Best Practices for Future-Ready AML Compliance: Financial institutions and businesses should regularly reassess and update their AML compliance programs, invest in technology and staff training, and monitor regulatory changes to stay ahead of evolving requirements and threats.
Collaboration and Partnership Roles: Engaging with regulators, participating in industry forums, and sharing best practices are essential for navigating the complex compliance landscape and collectively strengthening defenses against financial crime.
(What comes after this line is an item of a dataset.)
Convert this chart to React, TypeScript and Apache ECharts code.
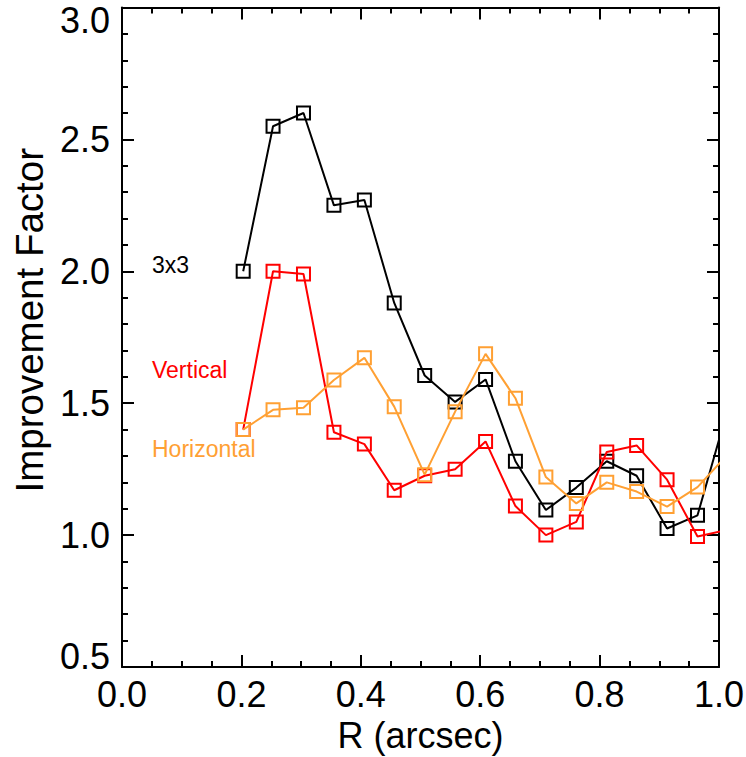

How Cedar Rose Ensures AML Compliance in the UAE: Cedar Rose offers a robust approach to AML compliance for B2B businesses in the UAE. Our services include comprehensive due diligence, leveraging a vast database for insights into business partners to ensure AML regulation compliance. We also provide advanced technology solutions to automate AML processes, such as risk assessments and transaction monitoring. Cedar Rose's team of experts offers guidance to develop tailored AML frameworks, keeping businesses up-to-date with regulatory changes. Furthermore, our global coverage ensures due diligence and risk mitigation across multiple jurisdictions, essential for international AML compliance.
As the UAE progresses as a global financial center, proactive management of AML compliance is increasingly vital. Embracing technological innovations and adhering to best practices are key to managing AML risks effectively.